Overview
In Egypt, bladder cancer has been the most common cancer during the past 50 years. In 2002, Egypt's world-standardized bladder cancer incidence was 37/ 100,000, representing approximately 30,000 new cases each year.
About 25% of new diagnoses are muscle-invasive bladder cancer (MIBC), which carry a worse prognosis compared to non-muscle invasive disease.
Neoadjuvant chemotherapy (NAC) followed by radical cystectomy (RC) with bilateral pelvic lymphadenectomy is considered the standard of care for treatment of MIBC by multiple international guidelines.
However, this is associated with a significant impact on quality of life.
The effect of our proposed Tetra-modal treatment protocol for muscle invasive Urothelial carcinoma of the urinary bladder on muscle invasive bladder cancer recurrence free survival, cancer specific survival, and overall survival?
Koga developed a selective bladder-sparing protocol with a tetra modal therapy comprising maximal transurethral resection of bladder tumor, induction chemoradiation (CRT), and consolidative partial cystectomy (PC) with pelvic lymph node dissection, allowing the confirmation of CRT response pathologically. In the preliminary analysis of the initial cases enrolled in their protocol, none of the patients who completed the protocol with consolidative PC experienced MIBC recurrence, suggesting that consolidative PC may improve local cancer control in the preserved bladder by surgically eliminating possible cancer remnants after CRT.

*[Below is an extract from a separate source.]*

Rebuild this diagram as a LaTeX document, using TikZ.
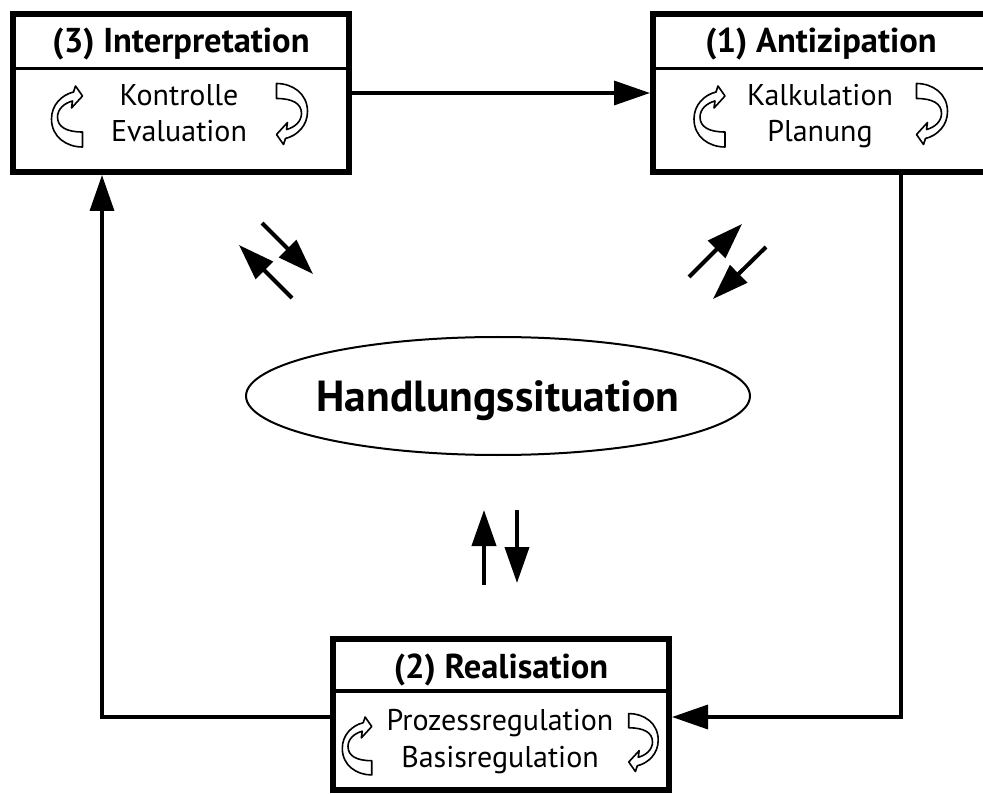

Our proposed Tetra-modal treatment protocol for MIBC is supposed to eliminate the surgical difficulties of performing PC in a radiated field and hence decrease the post operative complications of PC.
Eligibility
Inclusion Criteria:
- Tumor size ≤ 50 % of bladder surface or multiple tumors in an area of the bladder that is ≤ 50 % of total bladder surface.

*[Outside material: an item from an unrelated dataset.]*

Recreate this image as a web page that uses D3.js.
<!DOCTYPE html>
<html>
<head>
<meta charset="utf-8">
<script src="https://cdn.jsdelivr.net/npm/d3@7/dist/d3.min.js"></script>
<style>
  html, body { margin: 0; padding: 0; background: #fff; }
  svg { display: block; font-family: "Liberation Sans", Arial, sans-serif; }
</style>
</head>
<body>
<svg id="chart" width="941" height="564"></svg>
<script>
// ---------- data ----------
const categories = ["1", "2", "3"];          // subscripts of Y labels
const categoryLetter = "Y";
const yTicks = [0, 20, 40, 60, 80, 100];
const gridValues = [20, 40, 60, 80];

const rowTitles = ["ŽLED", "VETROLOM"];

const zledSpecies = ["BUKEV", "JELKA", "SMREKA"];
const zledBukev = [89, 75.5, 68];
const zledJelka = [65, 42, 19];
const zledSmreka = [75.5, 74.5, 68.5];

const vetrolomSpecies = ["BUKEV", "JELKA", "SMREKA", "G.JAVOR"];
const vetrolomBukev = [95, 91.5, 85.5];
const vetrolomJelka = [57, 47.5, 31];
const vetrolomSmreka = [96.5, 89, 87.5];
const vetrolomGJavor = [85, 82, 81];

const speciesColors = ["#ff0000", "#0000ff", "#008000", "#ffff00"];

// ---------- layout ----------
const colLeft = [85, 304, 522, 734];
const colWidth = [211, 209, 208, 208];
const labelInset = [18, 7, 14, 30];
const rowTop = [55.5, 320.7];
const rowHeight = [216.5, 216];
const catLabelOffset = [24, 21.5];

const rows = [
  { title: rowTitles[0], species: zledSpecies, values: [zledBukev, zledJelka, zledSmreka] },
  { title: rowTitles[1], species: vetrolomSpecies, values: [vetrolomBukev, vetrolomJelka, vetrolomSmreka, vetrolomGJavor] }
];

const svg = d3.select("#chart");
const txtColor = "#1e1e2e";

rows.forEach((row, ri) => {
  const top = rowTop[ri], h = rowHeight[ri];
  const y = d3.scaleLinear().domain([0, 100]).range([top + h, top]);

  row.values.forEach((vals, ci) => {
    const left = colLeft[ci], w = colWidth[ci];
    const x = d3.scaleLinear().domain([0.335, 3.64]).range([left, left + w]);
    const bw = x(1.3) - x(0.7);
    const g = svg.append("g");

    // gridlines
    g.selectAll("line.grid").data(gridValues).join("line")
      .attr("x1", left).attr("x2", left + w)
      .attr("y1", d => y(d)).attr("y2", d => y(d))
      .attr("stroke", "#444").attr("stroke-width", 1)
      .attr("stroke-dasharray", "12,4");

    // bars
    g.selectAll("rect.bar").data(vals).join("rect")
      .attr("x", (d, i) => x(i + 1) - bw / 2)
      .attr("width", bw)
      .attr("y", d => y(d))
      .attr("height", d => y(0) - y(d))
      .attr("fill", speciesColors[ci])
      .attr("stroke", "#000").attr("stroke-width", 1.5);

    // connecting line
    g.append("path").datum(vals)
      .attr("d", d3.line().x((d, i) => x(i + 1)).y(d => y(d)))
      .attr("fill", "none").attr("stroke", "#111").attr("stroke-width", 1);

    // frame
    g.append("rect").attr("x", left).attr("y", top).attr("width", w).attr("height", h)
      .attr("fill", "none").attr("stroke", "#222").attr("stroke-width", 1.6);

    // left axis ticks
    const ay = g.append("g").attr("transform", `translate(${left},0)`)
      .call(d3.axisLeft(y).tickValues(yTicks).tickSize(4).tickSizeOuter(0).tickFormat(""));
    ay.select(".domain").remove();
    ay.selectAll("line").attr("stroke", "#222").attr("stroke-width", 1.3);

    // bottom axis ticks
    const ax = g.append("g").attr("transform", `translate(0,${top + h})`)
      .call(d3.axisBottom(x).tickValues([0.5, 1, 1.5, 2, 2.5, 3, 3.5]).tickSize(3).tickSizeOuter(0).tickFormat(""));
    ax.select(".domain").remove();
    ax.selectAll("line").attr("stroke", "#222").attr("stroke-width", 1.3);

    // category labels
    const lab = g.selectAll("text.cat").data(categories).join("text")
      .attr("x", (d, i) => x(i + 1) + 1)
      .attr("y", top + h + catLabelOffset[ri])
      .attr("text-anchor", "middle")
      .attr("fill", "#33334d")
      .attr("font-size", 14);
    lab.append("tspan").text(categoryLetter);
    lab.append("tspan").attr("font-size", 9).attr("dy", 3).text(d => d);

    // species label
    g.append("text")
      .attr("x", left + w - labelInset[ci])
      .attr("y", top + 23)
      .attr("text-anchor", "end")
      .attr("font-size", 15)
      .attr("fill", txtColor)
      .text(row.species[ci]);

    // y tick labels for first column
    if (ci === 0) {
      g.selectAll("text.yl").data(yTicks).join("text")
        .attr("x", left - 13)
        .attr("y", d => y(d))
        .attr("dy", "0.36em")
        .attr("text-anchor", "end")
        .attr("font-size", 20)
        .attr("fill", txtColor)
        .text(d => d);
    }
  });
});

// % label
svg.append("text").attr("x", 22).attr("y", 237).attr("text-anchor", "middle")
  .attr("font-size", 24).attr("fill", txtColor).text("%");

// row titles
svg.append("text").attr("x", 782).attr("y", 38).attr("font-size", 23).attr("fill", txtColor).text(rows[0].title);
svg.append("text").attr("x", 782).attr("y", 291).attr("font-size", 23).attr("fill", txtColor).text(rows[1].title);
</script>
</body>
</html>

- Tumor at least 2 cm away from bladder neck or trigone.
- Clinically, no residual disease or minimal amounts of non-invasive disease in the original MIBC site after NAC at restaging TURBT (if done).
- Pathologically confirmed urothelial carcinoma.
Exclusion Criteria:
- Prescence of CIS.
- Presence of distant metastasis.
- Patients unfit for cisplatin-based chemotherapy.